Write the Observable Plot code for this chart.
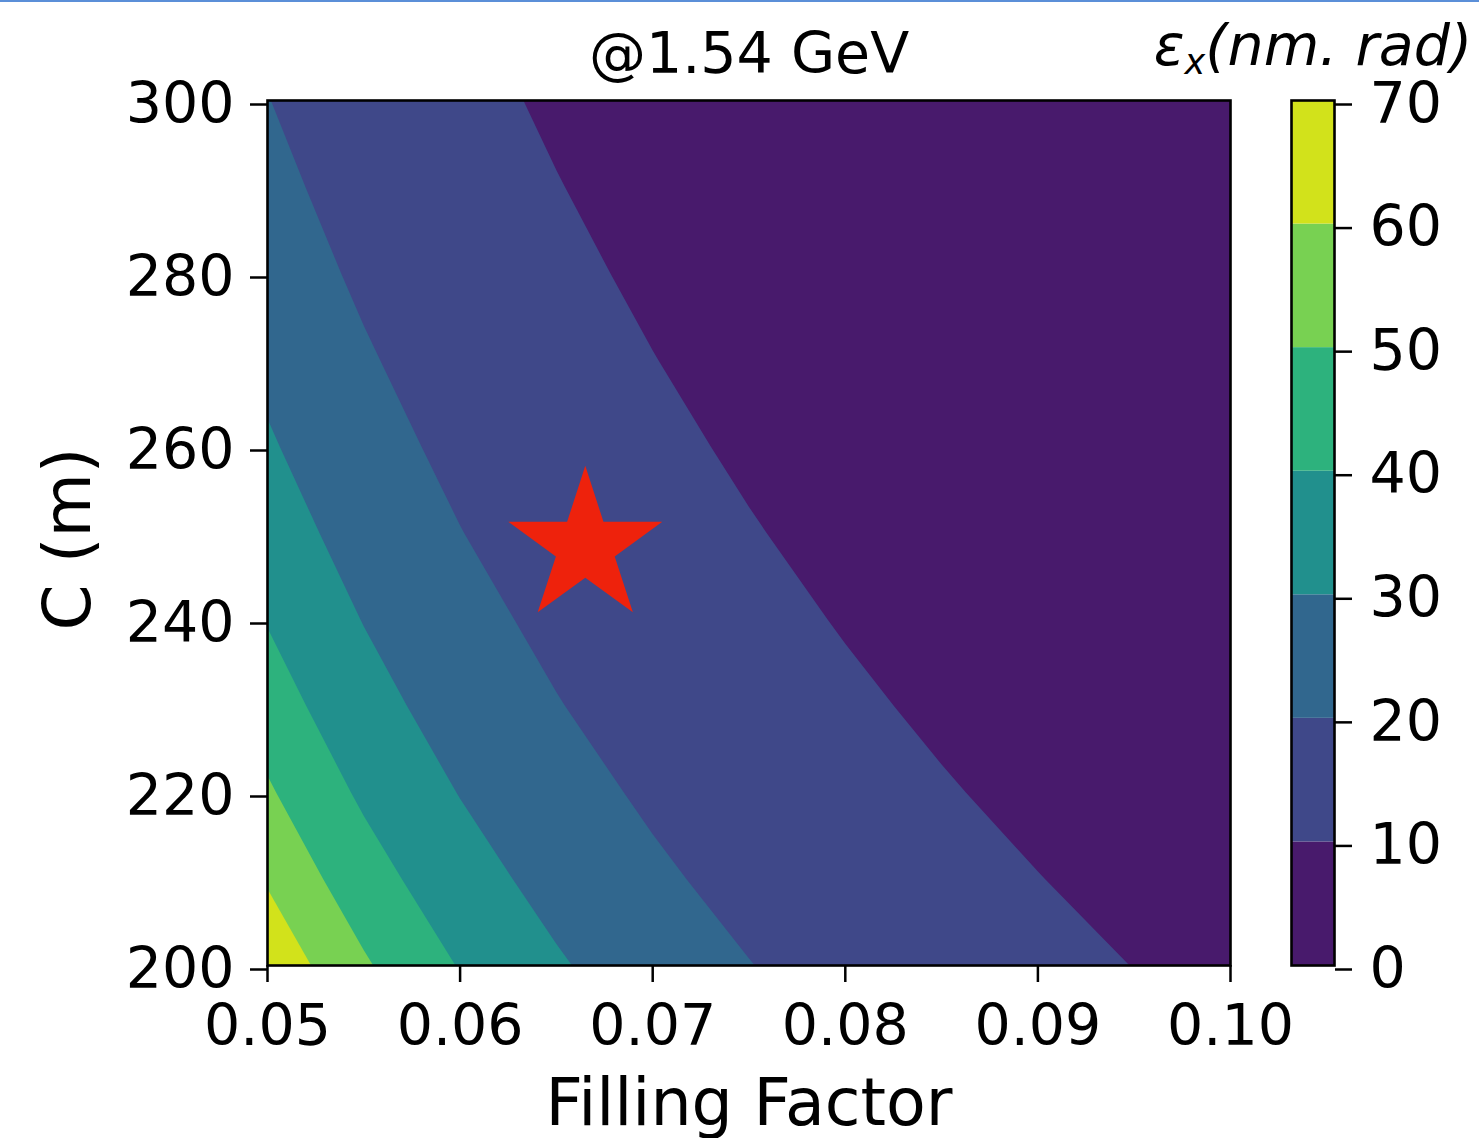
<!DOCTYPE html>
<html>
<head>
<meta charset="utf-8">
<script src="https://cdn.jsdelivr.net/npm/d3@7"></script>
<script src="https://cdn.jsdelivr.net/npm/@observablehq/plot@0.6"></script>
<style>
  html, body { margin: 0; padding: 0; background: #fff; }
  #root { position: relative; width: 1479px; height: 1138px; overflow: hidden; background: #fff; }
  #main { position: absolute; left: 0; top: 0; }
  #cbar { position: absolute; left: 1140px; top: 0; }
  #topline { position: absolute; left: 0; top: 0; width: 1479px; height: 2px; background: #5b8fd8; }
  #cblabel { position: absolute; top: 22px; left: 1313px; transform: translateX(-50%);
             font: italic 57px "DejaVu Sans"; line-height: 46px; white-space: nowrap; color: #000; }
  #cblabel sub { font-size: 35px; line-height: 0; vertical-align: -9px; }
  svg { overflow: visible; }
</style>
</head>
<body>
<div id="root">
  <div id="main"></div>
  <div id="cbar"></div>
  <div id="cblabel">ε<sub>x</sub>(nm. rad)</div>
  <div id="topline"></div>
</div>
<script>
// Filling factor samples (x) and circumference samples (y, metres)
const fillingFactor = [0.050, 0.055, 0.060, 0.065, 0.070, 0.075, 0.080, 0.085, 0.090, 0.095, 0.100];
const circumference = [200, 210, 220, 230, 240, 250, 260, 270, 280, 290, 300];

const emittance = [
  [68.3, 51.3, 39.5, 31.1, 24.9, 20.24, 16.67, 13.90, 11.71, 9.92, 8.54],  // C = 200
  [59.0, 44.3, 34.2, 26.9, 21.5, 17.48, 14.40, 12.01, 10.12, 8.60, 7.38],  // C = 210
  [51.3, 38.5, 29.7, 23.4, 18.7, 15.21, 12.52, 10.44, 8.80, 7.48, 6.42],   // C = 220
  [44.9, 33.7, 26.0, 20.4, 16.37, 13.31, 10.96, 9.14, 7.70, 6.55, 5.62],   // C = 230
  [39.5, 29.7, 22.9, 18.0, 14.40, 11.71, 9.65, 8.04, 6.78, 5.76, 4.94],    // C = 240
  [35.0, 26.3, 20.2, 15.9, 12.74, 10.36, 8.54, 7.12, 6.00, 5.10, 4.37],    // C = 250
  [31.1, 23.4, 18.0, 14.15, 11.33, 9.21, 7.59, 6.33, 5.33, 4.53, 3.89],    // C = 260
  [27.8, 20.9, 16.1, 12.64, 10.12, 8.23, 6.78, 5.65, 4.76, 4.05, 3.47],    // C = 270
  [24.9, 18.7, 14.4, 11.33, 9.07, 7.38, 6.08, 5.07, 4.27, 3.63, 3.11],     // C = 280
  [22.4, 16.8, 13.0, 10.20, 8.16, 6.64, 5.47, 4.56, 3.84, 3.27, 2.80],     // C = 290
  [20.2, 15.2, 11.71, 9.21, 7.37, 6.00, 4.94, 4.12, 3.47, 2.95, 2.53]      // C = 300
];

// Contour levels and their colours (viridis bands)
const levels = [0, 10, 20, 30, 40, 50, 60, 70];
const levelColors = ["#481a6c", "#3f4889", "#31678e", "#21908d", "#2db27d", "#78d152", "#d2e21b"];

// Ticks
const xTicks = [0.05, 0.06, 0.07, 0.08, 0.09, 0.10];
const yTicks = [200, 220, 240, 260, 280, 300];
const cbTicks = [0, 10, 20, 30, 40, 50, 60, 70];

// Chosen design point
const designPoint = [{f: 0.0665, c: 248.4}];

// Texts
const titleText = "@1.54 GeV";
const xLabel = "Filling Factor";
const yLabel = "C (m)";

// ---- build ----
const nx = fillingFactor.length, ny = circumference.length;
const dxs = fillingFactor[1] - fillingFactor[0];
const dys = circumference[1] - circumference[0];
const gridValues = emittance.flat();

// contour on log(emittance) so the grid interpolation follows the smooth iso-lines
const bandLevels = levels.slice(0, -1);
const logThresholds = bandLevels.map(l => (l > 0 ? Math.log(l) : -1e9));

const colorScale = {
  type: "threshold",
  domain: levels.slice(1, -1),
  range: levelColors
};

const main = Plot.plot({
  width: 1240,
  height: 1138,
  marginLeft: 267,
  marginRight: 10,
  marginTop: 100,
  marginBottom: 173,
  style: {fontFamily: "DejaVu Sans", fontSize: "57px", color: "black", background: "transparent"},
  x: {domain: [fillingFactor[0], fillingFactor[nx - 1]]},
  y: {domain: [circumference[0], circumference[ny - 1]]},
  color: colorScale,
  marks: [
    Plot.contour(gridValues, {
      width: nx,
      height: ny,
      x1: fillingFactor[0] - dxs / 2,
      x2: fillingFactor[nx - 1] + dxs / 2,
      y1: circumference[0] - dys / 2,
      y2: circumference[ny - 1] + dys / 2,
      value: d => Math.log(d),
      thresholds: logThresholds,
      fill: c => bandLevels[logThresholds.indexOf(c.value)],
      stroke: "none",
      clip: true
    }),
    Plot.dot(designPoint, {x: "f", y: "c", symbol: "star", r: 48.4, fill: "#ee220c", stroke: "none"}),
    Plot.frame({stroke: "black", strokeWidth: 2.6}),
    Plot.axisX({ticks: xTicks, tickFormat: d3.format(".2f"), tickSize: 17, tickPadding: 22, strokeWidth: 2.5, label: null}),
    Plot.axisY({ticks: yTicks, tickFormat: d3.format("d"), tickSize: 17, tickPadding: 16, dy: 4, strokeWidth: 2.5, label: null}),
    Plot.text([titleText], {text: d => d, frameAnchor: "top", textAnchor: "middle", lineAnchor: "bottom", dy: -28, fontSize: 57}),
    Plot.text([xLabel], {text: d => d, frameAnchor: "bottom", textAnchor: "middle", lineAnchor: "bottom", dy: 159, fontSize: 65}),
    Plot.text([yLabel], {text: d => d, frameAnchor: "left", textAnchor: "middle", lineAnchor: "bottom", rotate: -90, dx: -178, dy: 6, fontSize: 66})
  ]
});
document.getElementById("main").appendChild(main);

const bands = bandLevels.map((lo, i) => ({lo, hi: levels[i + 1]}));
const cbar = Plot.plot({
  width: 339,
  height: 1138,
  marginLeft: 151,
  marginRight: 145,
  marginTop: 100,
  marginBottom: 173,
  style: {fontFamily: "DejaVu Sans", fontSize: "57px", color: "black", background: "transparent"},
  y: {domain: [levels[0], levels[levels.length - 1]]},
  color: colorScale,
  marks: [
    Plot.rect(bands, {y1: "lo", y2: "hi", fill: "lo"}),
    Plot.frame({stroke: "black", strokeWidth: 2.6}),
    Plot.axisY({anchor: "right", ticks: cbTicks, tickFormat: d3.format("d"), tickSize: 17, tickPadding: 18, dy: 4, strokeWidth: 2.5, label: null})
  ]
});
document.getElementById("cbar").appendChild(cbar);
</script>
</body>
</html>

========

Exercise — Your task is to return the lines above, from the first one up to and including the line containing "280, 290, 300];", minus any pictures.

Written solution —
Write the Observable Plot code for this chart.
<!DOCTYPE html>
<html>
<head>
<meta charset="utf-8">
<script src="https://cdn.jsdelivr.net/npm/d3@7"></script>
<script src="https://cdn.jsdelivr.net/npm/@observablehq/plot@0.6"></script>
<style>
  html, body { margin: 0; padding: 0; background: #fff; }
  #root { position: relative; width: 1479px; height: 1138px; overflow: hidden; background: #fff; }
  #main { position: absolute; left: 0; top: 0; }
  #cbar { position: absolute; left: 1140px; top: 0; }
  #topline { position: absolute; left: 0; top: 0; width: 1479px; height: 2px; background: #5b8fd8; }
  #cblabel { position: absolute; top: 22px; left: 1313px; transform: translateX(-50%);
             font: italic 57px "DejaVu Sans"; line-height: 46px; white-space: nowrap; color: #000; }
  #cblabel sub { font-size: 35px; line-height: 0; vertical-align: -9px; }
  svg { overflow: visible; }
</style>
</head>
<body>
<div id="root">
  <div id="main"></div>
  <div id="cbar"></div>
  <div id="cblabel">ε<sub>x</sub>(nm. rad)</div>
  <div id="topline"></div>
</div>
<script>
// Filling factor samples (x) and circumference samples (y, metres)
const fillingFactor = [0.050, 0.055, 0.060, 0.065, 0.070, 0.075, 0.080, 0.085, 0.090, 0.095, 0.100];
const circumference = [200, 210, 220, 230, 240, 250, 260, 270, 280, 290, 300];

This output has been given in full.